The site is eminently accessible from a whole set of major highways, and from Pearson Airport. It is already zoned for such a purpose, and the city already has an appropriate planning framework in place.

The owner, Woodbine Entertainment Group, is ready and willing (unlike the board of the Canadian National Exhibition Association). WEG is especially eager because, in last year's budget, the provincial government withdrew its subsidy to the slot-machine operations at Woodbine and other such facilities. That has put in question the whole future of horse-racing in Ontario.

Woodbine is the location of the Queen's Plate, a stakes race going back to 1860, cofounded by the celebrated engineer Sir Casimir Gzowski. This would give the casino a comparatively wholesome connection to a form of betting with some grounding in judgments of skill. Unlike a casino, a racing bettor does not wager against "the house," but against other customers, hence the term "pari-mutuel."

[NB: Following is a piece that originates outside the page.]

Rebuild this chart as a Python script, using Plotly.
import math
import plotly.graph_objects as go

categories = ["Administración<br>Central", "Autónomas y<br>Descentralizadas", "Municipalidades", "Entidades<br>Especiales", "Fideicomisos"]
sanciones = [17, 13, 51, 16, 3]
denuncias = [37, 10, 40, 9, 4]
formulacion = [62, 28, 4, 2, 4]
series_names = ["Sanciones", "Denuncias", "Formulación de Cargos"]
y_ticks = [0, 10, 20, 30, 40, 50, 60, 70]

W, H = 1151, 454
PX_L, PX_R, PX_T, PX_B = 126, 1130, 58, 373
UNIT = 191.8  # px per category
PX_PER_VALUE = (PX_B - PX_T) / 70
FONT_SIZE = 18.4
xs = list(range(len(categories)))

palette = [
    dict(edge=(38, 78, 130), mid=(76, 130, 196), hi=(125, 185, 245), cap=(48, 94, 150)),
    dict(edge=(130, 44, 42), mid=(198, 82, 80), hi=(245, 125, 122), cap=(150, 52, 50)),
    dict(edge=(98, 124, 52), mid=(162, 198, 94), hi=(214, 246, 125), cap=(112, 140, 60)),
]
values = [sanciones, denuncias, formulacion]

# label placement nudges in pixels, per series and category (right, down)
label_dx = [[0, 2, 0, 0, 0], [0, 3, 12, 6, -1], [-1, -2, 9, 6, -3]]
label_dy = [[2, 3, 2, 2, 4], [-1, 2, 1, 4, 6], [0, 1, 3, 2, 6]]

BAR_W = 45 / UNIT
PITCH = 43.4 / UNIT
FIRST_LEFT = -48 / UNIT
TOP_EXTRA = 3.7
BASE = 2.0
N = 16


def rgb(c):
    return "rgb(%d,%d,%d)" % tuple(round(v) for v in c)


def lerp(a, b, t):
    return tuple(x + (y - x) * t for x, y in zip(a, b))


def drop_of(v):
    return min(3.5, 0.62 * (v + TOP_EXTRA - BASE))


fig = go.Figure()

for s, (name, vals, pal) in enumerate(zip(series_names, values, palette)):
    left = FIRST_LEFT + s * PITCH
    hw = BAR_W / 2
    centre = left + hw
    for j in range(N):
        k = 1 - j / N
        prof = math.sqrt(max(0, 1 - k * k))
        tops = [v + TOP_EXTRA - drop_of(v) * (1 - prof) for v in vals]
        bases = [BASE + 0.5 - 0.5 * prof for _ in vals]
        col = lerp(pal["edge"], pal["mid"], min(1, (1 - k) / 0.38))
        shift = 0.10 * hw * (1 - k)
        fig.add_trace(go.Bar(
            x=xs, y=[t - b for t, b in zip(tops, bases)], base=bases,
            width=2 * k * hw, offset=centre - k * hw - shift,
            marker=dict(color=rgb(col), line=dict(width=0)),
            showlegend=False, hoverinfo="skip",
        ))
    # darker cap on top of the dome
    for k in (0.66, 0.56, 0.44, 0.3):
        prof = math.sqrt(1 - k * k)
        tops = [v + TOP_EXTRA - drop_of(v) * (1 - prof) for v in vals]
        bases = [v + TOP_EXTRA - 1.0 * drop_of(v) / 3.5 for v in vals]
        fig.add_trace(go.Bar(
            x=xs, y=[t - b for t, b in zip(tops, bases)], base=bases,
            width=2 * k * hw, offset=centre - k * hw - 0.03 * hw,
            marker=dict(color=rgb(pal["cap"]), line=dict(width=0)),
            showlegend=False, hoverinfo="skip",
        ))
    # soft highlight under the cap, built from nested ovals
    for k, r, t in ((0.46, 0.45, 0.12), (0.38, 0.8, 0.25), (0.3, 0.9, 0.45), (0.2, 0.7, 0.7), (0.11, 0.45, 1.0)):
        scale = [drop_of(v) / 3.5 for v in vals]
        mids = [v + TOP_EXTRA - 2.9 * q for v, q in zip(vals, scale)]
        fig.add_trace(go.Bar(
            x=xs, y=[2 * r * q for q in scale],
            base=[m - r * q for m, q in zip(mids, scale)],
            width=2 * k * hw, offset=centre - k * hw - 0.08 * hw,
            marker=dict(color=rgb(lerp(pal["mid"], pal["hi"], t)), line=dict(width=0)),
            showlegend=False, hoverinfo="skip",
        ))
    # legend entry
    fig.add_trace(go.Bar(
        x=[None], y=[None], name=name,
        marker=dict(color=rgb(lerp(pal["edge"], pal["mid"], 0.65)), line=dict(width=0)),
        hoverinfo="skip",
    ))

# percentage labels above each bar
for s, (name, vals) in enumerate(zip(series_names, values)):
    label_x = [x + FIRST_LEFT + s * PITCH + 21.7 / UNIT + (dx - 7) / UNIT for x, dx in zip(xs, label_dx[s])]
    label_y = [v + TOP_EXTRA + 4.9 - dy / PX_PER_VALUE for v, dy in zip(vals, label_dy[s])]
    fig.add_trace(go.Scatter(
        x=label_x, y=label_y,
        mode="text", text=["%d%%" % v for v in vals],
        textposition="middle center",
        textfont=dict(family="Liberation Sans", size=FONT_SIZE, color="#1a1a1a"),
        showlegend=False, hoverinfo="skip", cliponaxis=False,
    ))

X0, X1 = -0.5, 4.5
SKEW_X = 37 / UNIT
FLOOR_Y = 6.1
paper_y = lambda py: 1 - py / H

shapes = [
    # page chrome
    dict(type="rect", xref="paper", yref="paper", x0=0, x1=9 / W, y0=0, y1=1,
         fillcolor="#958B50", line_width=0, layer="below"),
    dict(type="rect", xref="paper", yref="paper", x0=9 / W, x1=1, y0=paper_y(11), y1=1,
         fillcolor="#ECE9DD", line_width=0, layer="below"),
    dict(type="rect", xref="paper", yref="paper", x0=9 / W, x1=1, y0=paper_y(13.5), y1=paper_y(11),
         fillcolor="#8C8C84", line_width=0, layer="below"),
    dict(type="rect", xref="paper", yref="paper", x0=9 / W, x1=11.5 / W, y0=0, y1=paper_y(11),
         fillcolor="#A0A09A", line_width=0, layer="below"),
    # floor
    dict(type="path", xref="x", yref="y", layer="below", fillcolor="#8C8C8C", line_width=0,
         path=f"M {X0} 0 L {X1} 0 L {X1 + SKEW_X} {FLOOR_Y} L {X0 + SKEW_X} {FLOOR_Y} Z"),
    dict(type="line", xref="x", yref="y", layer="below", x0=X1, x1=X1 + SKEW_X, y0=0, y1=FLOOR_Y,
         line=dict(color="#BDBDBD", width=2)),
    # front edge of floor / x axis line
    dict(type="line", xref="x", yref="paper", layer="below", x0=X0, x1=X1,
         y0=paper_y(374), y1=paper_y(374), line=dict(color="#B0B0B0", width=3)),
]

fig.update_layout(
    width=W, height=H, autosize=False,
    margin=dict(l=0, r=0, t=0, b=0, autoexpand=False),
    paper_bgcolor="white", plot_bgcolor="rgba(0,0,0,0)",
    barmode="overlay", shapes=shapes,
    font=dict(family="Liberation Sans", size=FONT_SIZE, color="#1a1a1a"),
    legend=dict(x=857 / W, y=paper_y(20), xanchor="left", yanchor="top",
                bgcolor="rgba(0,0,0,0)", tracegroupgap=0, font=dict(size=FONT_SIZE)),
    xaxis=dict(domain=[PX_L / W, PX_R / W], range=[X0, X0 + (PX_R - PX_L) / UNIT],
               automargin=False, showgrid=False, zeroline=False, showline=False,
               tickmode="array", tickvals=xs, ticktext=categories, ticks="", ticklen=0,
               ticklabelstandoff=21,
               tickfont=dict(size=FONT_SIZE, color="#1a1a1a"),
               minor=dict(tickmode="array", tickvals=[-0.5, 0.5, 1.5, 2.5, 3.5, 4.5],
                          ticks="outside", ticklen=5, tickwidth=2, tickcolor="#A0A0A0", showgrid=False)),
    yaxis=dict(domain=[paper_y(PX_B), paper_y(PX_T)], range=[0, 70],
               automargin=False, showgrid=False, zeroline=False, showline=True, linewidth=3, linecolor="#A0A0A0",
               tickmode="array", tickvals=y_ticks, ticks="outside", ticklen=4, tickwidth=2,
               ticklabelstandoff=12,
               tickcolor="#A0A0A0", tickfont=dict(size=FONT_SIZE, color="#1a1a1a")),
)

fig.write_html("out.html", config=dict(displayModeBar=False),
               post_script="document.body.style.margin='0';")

In the long run, Canadian governments should wean themselves off the casino business, but they are as much addicted to it as some of their more troubled customers. It is a business that should eventually be privatized and well regulated. In the meantime, policy-makers and citizens generally should liberate themselves from any illusion that casinos have a special economic dynamism. Ontario, like other heavily populated provinces, should recognize that large casinos are not well suited to being woven into the fabric of general commercial and residential life. They do not belong in the centres of major Canadian cities.